#### [Entries shown]
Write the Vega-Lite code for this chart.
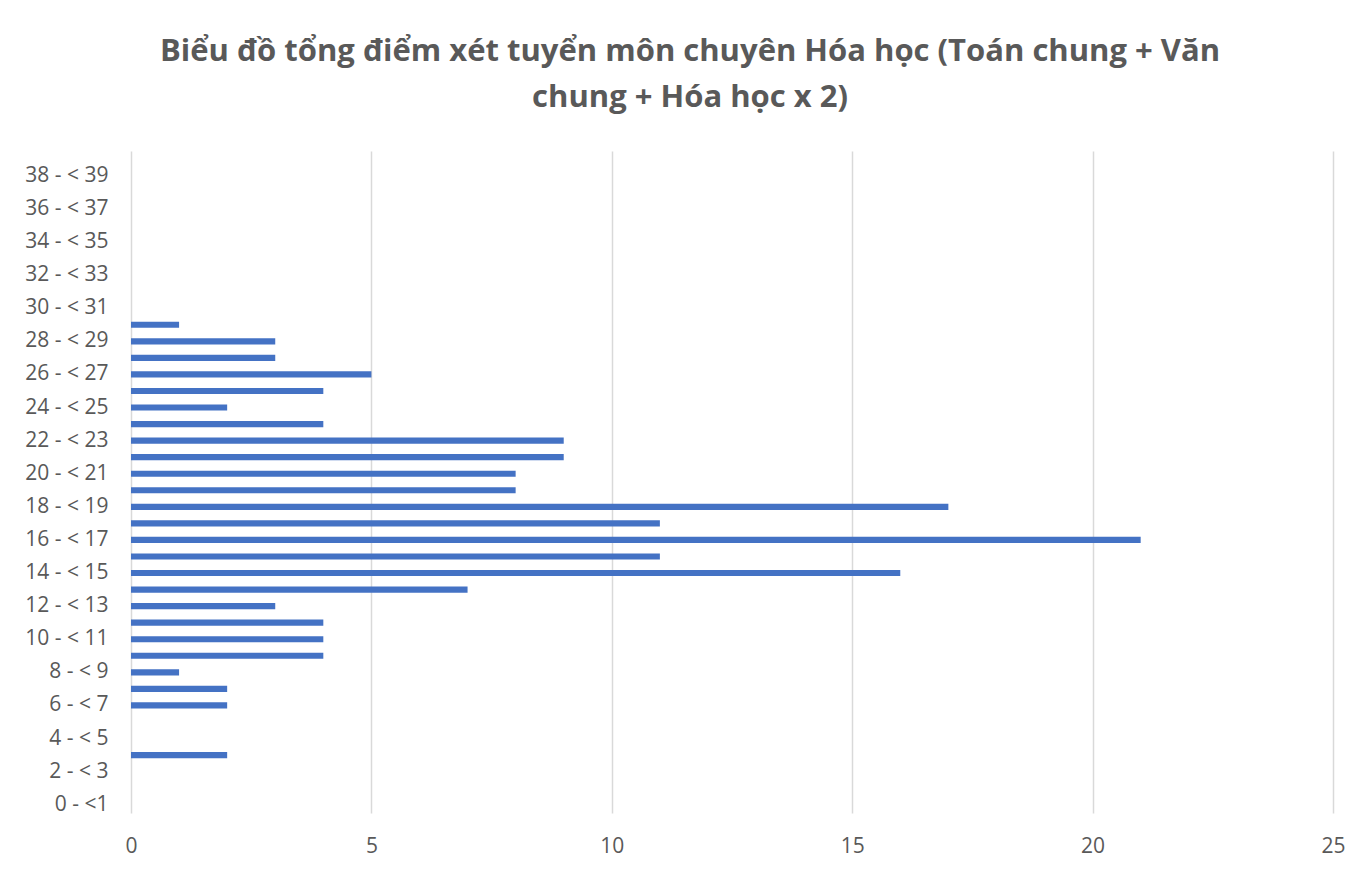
{
  "$schema": "https://vega.github.io/schema/vega-lite/v6.json",
  "width": 1202,
  "height": 662,
  "autosize": {"type": "none"},
  "padding": {"left": 131, "top": 151, "right": 31, "bottom": 56},
  "background": "white",
  "title": {
    "text": ["Biểu đồ tổng điểm xét tuyển môn chuyên Hóa học (Toán chung + Văn", "chung + Hóa học x 2)"],
    "font": "Open Sans",
    "fontSize": 31,
    "fontWeight": "bold",
    "color": "#595959",
    "lineHeight": 46,
    "anchor": "middle",
    "dx": -42,
    "offset": 37
  },
  "data": {
    "values": [
      {"cat": "0 - <1", "n": 0},
      {"cat": "1 - < 2", "n": 0},
      {"cat": "2 - < 3", "n": 0},
      {"cat": "3 - < 4", "n": 2},
      {"cat": "4 - < 5", "n": 0},
      {"cat": "5 - < 6", "n": 0},
      {"cat": "6 - < 7", "n": 2},
      {"cat": "7 - < 8", "n": 2},
      {"cat": "8 - < 9", "n": 1},
      {"cat": "9 - < 10", "n": 4},
      {"cat": "10 - < 11", "n": 4},
      {"cat": "11 - < 12", "n": 4},
      {"cat": "12 - < 13", "n": 3},
      {"cat": "13 - < 14", "n": 7},
      {"cat": "14 - < 15", "n": 16},
      {"cat": "15 - < 16", "n": 11},
      {"cat": "16 - < 17", "n": 21},
      {"cat": "17 - < 18", "n": 11},
      {"cat": "18 - < 19", "n": 17},
      {"cat": "19 - < 20", "n": 8},
      {"cat": "20 - < 21", "n": 8},
      {"cat": "21 - < 22", "n": 9},
      {"cat": "22 - < 23", "n": 9},
      {"cat": "23 - < 24", "n": 4},
      {"cat": "24 - < 25", "n": 2},
      {"cat": "25 - < 26", "n": 4},
      {"cat": "26 - < 27", "n": 5},
      {"cat": "27 - < 28", "n": 3},
      {"cat": "28 - < 29", "n": 3},
      {"cat": "29 - < 30", "n": 1},
      {"cat": "30 - < 31", "n": 0},
      {"cat": "31 - < 32", "n": 0},
      {"cat": "32 - < 33", "n": 0},
      {"cat": "33 - < 34", "n": 0},
      {"cat": "34 - < 35", "n": 0},
      {"cat": "35 - < 36", "n": 0},
      {"cat": "36 - < 37", "n": 0},
      {"cat": "37 - < 38", "n": 0},
      {"cat": "38 - < 39", "n": 0},
      {"cat": "39 - < 40", "n": 0}
    ]
  },
  "mark": {"type": "bar", "color": "#4472C4"},
  "encoding": {
    "y": {
      "field": "cat",
      "type": "nominal",
      "scale": {
        "domain": ["39 - < 40", "38 - < 39", "37 - < 38", "36 - < 37", "35 - < 36", "34 - < 35", "33 - < 34", "32 - < 33", "31 - < 32", "30 - < 31", "29 - < 30", "28 - < 29", "27 - < 28", "26 - < 27", "25 - < 26", "24 - < 25", "23 - < 24", "22 - < 23", "21 - < 22", "20 - < 21", "19 - < 20", "18 - < 19", "17 - < 18", "16 - < 17", "15 - < 16", "14 - < 15", "13 - < 14", "12 - < 13", "11 - < 12", "10 - < 11", "9 - < 10", "8 - < 9", "7 - < 8", "6 - < 7", "5 - < 6", "4 - < 5", "3 - < 4", "2 - < 3", "1 - < 2", "0 - <1"],
        "paddingInner": 0.63,
        "paddingOuter": 0.315
      },
      "axis": {
        "title": null,
        "values": ["38 - < 39", "36 - < 37", "34 - < 35", "32 - < 33", "30 - < 31", "28 - < 29", "26 - < 27", "24 - < 25", "22 - < 23", "20 - < 21", "18 - < 19", "16 - < 17", "14 - < 15", "12 - < 13", "10 - < 11", "8 - < 9", "6 - < 7", "4 - < 5", "2 - < 3", "0 - <1"],
        "domain": false,
        "ticks": false,
        "grid": false,
        "labelFont": "Open Sans",
        "labelFontSize": 21,
        "labelColor": "#595959",
        "labelPadding": 23
      }
    },
    "x": {
      "field": "n",
      "type": "quantitative",
      "scale": {"domain": [0, 25], "nice": false},
      "axis": {
        "title": null,
        "values": [0, 5, 10, 15, 20, 25],
        "domain": false,
        "ticks": false,
        "grid": true,
        "gridColor": "#D9D9D9",
        "gridWidth": 1.5,
        "labelFlush": false,
        "labelFont": "Open Sans",
        "labelFontSize": 21,
        "labelColor": "#595959",
        "labelPadding": 22
      }
    }
  },
  "config": {"view": {"stroke": null}}
}
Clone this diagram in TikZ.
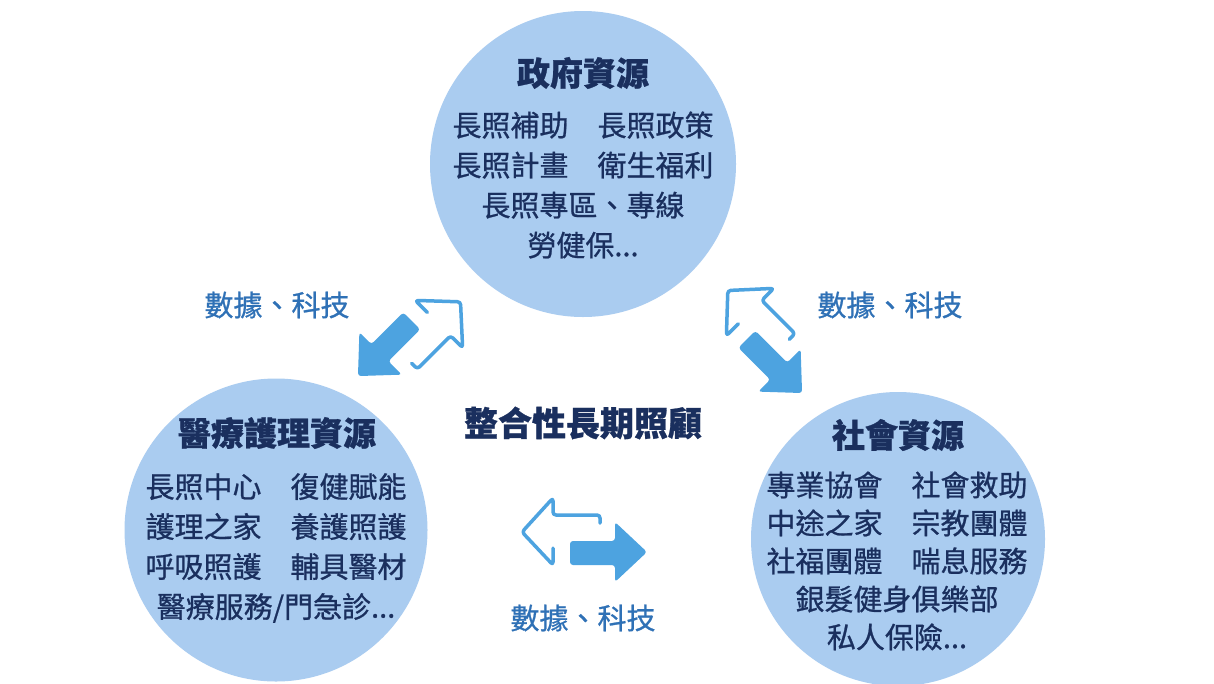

#### [What you should do]
For the entries shown above, give the number of lines that include the word "this", without any other text.

#### [Exercise answer]
2